◆ What the task asks: Reproduce only the lines of the material below that start at the line containing "Write a web" and stop at the line containing "const FS = 26;". Keep both end lines.

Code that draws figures
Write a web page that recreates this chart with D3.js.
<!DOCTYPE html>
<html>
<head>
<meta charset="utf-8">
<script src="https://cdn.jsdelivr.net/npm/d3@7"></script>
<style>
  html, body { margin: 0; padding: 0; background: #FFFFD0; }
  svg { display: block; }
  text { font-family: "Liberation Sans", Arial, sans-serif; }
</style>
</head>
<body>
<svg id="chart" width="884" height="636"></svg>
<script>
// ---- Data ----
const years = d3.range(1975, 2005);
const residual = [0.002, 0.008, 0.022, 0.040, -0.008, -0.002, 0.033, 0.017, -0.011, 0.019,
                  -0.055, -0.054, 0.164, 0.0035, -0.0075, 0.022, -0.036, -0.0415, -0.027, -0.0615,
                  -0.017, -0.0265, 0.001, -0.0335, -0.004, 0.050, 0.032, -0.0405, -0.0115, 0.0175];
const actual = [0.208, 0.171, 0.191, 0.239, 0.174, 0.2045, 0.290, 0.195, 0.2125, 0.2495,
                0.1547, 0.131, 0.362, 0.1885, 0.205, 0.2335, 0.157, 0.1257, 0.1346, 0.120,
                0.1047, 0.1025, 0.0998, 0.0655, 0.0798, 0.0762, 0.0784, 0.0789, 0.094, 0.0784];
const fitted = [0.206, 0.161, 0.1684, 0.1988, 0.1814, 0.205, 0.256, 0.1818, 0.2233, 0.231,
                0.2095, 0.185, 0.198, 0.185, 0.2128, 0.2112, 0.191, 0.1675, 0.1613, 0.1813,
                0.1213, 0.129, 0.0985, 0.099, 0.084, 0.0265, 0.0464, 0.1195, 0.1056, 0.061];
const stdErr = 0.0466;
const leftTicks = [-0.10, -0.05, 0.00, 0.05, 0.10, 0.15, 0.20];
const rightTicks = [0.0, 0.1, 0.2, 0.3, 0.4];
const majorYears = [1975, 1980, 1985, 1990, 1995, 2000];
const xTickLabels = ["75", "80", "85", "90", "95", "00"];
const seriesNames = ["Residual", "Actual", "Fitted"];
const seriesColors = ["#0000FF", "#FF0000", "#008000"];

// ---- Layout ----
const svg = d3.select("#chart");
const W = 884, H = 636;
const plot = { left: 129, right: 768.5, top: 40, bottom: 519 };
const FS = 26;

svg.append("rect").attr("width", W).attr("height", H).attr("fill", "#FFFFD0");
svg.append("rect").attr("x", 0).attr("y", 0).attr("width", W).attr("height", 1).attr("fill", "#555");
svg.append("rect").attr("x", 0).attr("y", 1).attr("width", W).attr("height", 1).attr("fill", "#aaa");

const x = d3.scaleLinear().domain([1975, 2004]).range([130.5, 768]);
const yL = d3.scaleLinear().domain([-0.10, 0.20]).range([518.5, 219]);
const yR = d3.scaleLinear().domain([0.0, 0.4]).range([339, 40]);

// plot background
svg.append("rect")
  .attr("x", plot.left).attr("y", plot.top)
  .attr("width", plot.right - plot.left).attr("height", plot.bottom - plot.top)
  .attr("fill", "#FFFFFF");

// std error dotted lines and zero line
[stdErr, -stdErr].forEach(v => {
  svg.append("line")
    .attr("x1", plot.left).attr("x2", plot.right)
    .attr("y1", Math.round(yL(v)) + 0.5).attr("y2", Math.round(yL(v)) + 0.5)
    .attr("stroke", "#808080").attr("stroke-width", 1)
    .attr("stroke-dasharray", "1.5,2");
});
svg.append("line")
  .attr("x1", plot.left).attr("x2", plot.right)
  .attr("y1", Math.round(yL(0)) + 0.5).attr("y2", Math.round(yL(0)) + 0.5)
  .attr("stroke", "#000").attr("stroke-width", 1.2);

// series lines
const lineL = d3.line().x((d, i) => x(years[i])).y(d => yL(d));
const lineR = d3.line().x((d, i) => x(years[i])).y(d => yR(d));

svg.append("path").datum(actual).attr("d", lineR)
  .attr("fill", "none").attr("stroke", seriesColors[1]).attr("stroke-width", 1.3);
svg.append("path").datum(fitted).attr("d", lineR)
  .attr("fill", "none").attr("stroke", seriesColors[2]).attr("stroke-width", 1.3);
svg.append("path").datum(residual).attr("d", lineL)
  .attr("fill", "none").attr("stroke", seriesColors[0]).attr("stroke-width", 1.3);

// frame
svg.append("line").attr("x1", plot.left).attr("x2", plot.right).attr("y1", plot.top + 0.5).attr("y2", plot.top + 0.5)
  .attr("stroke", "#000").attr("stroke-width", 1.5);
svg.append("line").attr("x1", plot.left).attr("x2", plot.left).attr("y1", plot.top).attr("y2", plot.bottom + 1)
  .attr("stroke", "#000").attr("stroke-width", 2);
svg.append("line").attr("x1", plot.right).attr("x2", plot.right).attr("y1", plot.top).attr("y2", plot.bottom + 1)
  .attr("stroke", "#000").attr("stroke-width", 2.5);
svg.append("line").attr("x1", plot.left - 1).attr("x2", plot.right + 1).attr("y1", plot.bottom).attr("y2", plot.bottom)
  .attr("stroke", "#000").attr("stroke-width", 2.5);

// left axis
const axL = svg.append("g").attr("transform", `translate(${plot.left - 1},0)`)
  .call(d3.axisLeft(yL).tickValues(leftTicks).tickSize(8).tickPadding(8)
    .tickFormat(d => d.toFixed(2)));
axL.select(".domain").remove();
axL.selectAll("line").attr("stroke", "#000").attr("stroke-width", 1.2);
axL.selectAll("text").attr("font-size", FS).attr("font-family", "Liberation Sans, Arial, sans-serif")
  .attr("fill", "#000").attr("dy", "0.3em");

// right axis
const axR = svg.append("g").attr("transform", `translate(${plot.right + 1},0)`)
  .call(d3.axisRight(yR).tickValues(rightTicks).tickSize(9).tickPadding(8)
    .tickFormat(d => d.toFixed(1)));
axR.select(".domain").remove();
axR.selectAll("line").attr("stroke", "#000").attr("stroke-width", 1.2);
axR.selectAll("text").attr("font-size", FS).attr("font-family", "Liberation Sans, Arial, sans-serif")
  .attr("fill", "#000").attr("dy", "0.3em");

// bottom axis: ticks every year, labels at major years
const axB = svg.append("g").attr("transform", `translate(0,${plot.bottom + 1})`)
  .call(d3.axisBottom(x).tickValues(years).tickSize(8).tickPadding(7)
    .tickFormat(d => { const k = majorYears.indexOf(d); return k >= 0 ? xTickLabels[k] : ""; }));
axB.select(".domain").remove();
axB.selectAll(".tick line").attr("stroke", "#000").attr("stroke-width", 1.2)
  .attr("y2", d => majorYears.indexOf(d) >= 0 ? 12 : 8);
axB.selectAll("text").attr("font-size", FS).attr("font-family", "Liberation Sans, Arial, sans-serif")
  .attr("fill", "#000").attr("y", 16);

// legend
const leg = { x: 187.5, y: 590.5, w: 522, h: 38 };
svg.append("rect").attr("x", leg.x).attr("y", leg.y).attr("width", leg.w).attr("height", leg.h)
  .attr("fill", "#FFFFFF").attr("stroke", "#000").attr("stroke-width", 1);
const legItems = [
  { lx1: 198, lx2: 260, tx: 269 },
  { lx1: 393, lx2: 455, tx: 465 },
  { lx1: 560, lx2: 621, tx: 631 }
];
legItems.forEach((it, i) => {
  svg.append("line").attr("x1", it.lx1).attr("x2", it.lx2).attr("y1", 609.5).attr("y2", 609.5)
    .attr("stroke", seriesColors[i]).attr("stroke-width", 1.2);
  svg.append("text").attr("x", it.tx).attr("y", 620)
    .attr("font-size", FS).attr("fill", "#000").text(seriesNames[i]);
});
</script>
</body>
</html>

---

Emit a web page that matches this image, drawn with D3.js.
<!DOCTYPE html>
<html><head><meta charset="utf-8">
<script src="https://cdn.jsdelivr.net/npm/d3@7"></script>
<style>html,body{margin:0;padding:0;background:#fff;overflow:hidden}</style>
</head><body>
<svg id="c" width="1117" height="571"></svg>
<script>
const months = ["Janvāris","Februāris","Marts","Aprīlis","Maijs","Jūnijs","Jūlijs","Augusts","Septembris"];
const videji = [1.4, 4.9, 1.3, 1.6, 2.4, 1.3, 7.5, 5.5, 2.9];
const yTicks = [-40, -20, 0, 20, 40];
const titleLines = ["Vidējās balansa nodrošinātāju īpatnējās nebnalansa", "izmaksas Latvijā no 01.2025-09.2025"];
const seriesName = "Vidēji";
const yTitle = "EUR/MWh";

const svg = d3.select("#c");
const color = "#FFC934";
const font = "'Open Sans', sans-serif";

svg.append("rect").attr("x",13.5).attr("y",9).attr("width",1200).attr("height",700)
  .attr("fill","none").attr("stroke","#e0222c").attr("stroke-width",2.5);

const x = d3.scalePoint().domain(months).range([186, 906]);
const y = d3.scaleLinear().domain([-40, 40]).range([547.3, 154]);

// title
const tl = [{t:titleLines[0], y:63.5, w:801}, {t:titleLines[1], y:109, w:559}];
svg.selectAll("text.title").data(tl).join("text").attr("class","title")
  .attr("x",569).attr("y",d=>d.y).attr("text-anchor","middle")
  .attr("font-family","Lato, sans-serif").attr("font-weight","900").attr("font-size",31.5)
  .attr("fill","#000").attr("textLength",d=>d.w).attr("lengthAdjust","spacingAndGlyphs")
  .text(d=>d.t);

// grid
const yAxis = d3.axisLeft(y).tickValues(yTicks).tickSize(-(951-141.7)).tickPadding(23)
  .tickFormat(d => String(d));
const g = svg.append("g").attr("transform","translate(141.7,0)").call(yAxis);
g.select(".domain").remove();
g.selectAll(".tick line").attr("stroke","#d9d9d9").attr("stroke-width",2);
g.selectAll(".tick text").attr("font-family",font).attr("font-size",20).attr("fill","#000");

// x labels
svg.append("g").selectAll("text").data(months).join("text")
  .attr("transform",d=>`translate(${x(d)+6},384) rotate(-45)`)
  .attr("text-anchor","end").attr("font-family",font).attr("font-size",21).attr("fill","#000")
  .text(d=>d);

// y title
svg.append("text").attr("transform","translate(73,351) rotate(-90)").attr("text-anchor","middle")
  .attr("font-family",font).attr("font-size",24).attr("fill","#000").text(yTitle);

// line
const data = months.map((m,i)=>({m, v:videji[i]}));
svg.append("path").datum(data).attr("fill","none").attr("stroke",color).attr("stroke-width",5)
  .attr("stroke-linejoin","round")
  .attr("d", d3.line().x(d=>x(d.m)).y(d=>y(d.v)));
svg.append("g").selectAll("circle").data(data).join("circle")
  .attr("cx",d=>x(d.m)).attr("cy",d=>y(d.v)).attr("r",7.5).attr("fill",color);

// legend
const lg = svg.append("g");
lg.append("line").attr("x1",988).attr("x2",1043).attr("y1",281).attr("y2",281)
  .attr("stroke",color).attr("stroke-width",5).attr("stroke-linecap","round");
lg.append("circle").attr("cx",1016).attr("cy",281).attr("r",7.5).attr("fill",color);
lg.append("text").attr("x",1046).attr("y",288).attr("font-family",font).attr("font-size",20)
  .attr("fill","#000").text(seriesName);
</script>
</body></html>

◆ Complete output:
Write a web page that recreates this chart with D3.js.
<!DOCTYPE html>
<html>
<head>
<meta charset="utf-8">
<script src="https://cdn.jsdelivr.net/npm/d3@7"></script>
<style>
  html, body { margin: 0; padding: 0; background: #FFFFD0; }
  svg { display: block; }
  text { font-family: "Liberation Sans", Arial, sans-serif; }
</style>
</head>
<body>
<svg id="chart" width="884" height="636"></svg>
<script>
// ---- Data ----
const years = d3.range(1975, 2005);
const residual = [0.002, 0.008, 0.022, 0.040, -0.008, -0.002, 0.033, 0.017, -0.011, 0.019,
                  -0.055, -0.054, 0.164, 0.0035, -0.0075, 0.022, -0.036, -0.0415, -0.027, -0.0615,
                  -0.017, -0.0265, 0.001, -0.0335, -0.004, 0.050, 0.032, -0.0405, -0.0115, 0.0175];
const actual = [0.208, 0.171, 0.191, 0.239, 0.174, 0.2045, 0.290, 0.195, 0.2125, 0.2495,
                0.1547, 0.131, 0.362, 0.1885, 0.205, 0.2335, 0.157, 0.1257, 0.1346, 0.120,
                0.1047, 0.1025, 0.0998, 0.0655, 0.0798, 0.0762, 0.0784, 0.0789, 0.094, 0.0784];
const fitted = [0.206, 0.161, 0.1684, 0.1988, 0.1814, 0.205, 0.256, 0.1818, 0.2233, 0.231,
                0.2095, 0.185, 0.198, 0.185, 0.2128, 0.2112, 0.191, 0.1675, 0.1613, 0.1813,
                0.1213, 0.129, 0.0985, 0.099, 0.084, 0.0265, 0.0464, 0.1195, 0.1056, 0.061];
const stdErr = 0.0466;
const leftTicks = [-0.10, -0.05, 0.00, 0.05, 0.10, 0.15, 0.20];
const rightTicks = [0.0, 0.1, 0.2, 0.3, 0.4];
const majorYears = [1975, 1980, 1985, 1990, 1995, 2000];
const xTickLabels = ["75", "80", "85", "90", "95", "00"];
const seriesNames = ["Residual", "Actual", "Fitted"];
const seriesColors = ["#0000FF", "#FF0000", "#008000"];

// ---- Layout ----
const svg = d3.select("#chart");
const W = 884, H = 636;
const plot = { left: 129, right: 768.5, top: 40, bottom: 519 };
const FS = 26;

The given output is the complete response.